7. Por eso, allí donde habían creído en la resurrección futura (vinculada al Reino de Dios), estos «judíos de Jesús» empezaban a creer en «un resucitado» (el mismo Jesús),
a quien vieron y confesaron como signo y presencia (anticipo) del Reino. Por eso, lo que más les importa no es ya la afirmación general de que los muertos viven y resucitarán, sino la de que vive Jesús, que ya ha resucitado (cf. Rom 4, 24). Éste es el paso central, que nos lleva del mensaje de Jesús al cristianismo. Allí donde antes se hallaba el Reino de Dios, anunciado e instaurado por Jesús, sin negar su importancia (esperando su venida), sus seguidores empiezan a acoger y venerar a Jesús como portador y presencia de ese Reino, señal de su presencia.
La misma realidad del Reino de Dios se va concretando ahora en Jesús, a quien sus Doce discípulos descubren y veneran como encarnación de Reino (del que ellos también son portadores). Ciertamente, Moisés había estado en el origen de la Ley, pero la Ley era siempre mayor que su mensajero, de manera que Moisés no podía sustituirla, ni ocupar su puesto. Ahora, en cambio, los seguidores de Jesús descubren que el Mensaje de Dios se encuentra vinculado a su Mensajero, pero de tal manera que la Persona de Jesús (el mensajero) aparece pronto como portador y presencia del Reino. Jesús anunciaba la llegada del Reino de Dios; los cristianos anunciarán la venida y presencia de Jesús, a quien verán como Reino encarnado.

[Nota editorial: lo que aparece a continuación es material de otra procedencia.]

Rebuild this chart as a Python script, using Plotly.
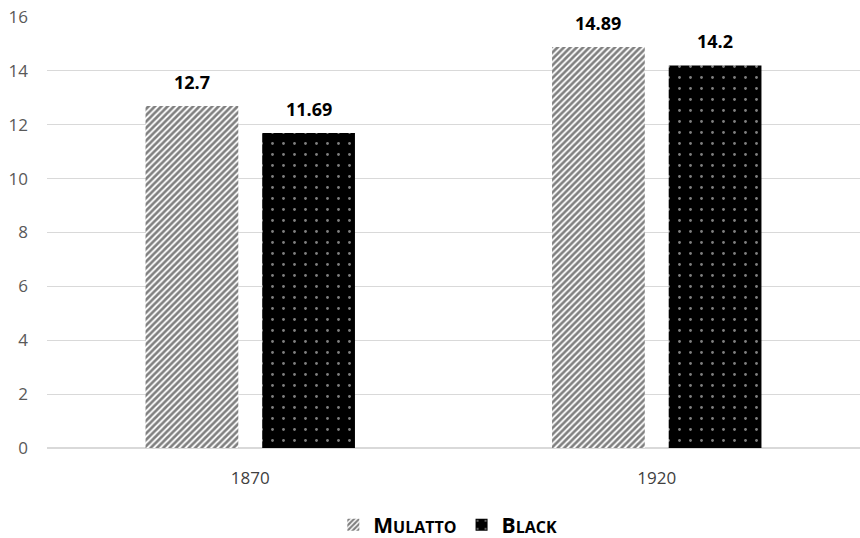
import plotly.graph_objects as go

categories = ["1870", "1920"]
mulatto = [12.7, 14.89]
black = [11.69, 14.2]
mulatto_labels = ["12.7", "14.89"]
black_labels = ["11.69", "14.2"]
y_ticks = [0, 2, 4, 6, 8, 10, 12, 14, 16]

font_family = "Open Sans, Liberation Sans, sans-serif"
W, H = 860, 538
ML, MR, MT, MB = 47, 0, 17, 90
BARGAP, GROUPGAP = 0.426, 0.205

fig = go.Figure()
fig.add_trace(go.Bar(
    x=categories, y=mulatto, name="M<span style='font-size:16px'>ULATTO</span>",
    marker=dict(color="white", line=dict(width=0),
                pattern=dict(shape="/", fgcolor="black", bgcolor="white", size=4.5, solidity=0.6)),
))
fig.add_trace(go.Bar(
    x=categories, y=black, name="B<span style='font-size:16px'>LACK</span>",
    marker=dict(color="black", line=dict(width=0),
                pattern=dict(shape=".", fgcolor="white", bgcolor="black", size=11, solidity=0.05)),
))

# data labels placed above each bar through the axis scales (category index)
plot_w = W - ML - MR
slot_px = plot_w / len(categories) * (1 - BARGAP) / 2
for ti, (vals, labs) in enumerate([(mulatto, mulatto_labels), (black, black_labels)]):
    for ci, (v, lab) in enumerate(zip(vals, labs)):
        fig.add_annotation(x=ci, y=v, xref="x", yref="y", text=lab, showarrow=False,
                           xshift=(ti - 0.5) * slot_px, yanchor="bottom", yshift=10,
                           font=dict(size=18, color="black", family=font_family, weight="bold"))

fig.update_layout(
    width=W, height=H,
    margin=dict(l=ML, r=MR, t=MT, b=MB, autoexpand=False),
    paper_bgcolor="white", plot_bgcolor="white",
    barmode="group", bargap=BARGAP, bargroupgap=GROUPGAP,
    font=dict(family=font_family, color="#595959", size=17),
    showlegend=True,
    legend=dict(orientation="h", x=0.493, xanchor="center", y=-0.179, yanchor="middle",
                font=dict(size=21, color="black", family=font_family, weight="bold"),
                itemwidth=30),
)
fig.update_yaxes(range=[0, 16], tickvals=y_ticks, showgrid=True, gridcolor="#d9d9d9",
                 gridwidth=1, zeroline=True, zerolinecolor="#d9d9d9", showline=False,
                 ticks="", ticklabelstandoff=18, automargin=False,
                 tickfont=dict(size=17, color="#595959"))
fig.update_xaxes(type="category", range=[-0.5, len(categories) - 0.5], showline=True,
                 linecolor="#d9d9d9", ticks="", ticklabelstandoff=15, automargin=False,
                 tickfont=dict(size=17, color="#404040"))

fig.write_html("out.html", config={"displayModeBar": False},
               post_script="document.body.style.margin='0';")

Además de los grupos anteriores (galileos, los Doce), surgieron por entonces otros, que mantuvieron y desarrollaron el ideal de la presencia de Jesús de maneras distintas, complementarias. No podemos empezar distinguiéndolos con precisión, pero ellos emergen ya al principio de la Iglesia, entendida como federación (comunión) de agrupaciones de judíos mesiánico/apocalípticos, vinculados por la memoria, presencia y esperanza de Jesús Nazoreo (cf. Hch 2, 22; 3, 6; 4; 4, 10; 22, 8; 26, 9), a quien descubren y confiesan de maneras distintas, pero convergentes como Mesías humano, revelación plena de Dios.
Éste fue el comienzo, el punto de partida del movimiento de los nazoreos. Los nuevos creyentes descubrieron que Jesús se encuentra Vivo en la vida y camino que ellos van recorriendo, en comunión de amor más que de doctrina. Pedro y los Doce han visto a Jesús como aquel que les había llamado para que le acompañaran en su proyecto de Reino; ellos le abandonaron en la cruz, pero Jesús les siguió llamando, confiando en ellos. Las mujeres, en cambio, le habían visto más como amigo al que siguieron y al que pretendían embalsamar (acompañándole hasta el fin, en su camino de muerte); pues bien, ahora le ven como aquel que ha salido a su encuentro, ofreciéndoles el testimonio de su amistad y de su vida. Los amigos galileos le habían visto como mensajero del Reino de Dios; ahora le descubren como aquel que ha introducido en el mundo el Reino, un Reino que se expresa y actualiza en las mismas palabras del mensaje que ellos van recogiendo y repitiendo en las aldeas y pueblos donde él había predicado, esperando ya su próxima llegada.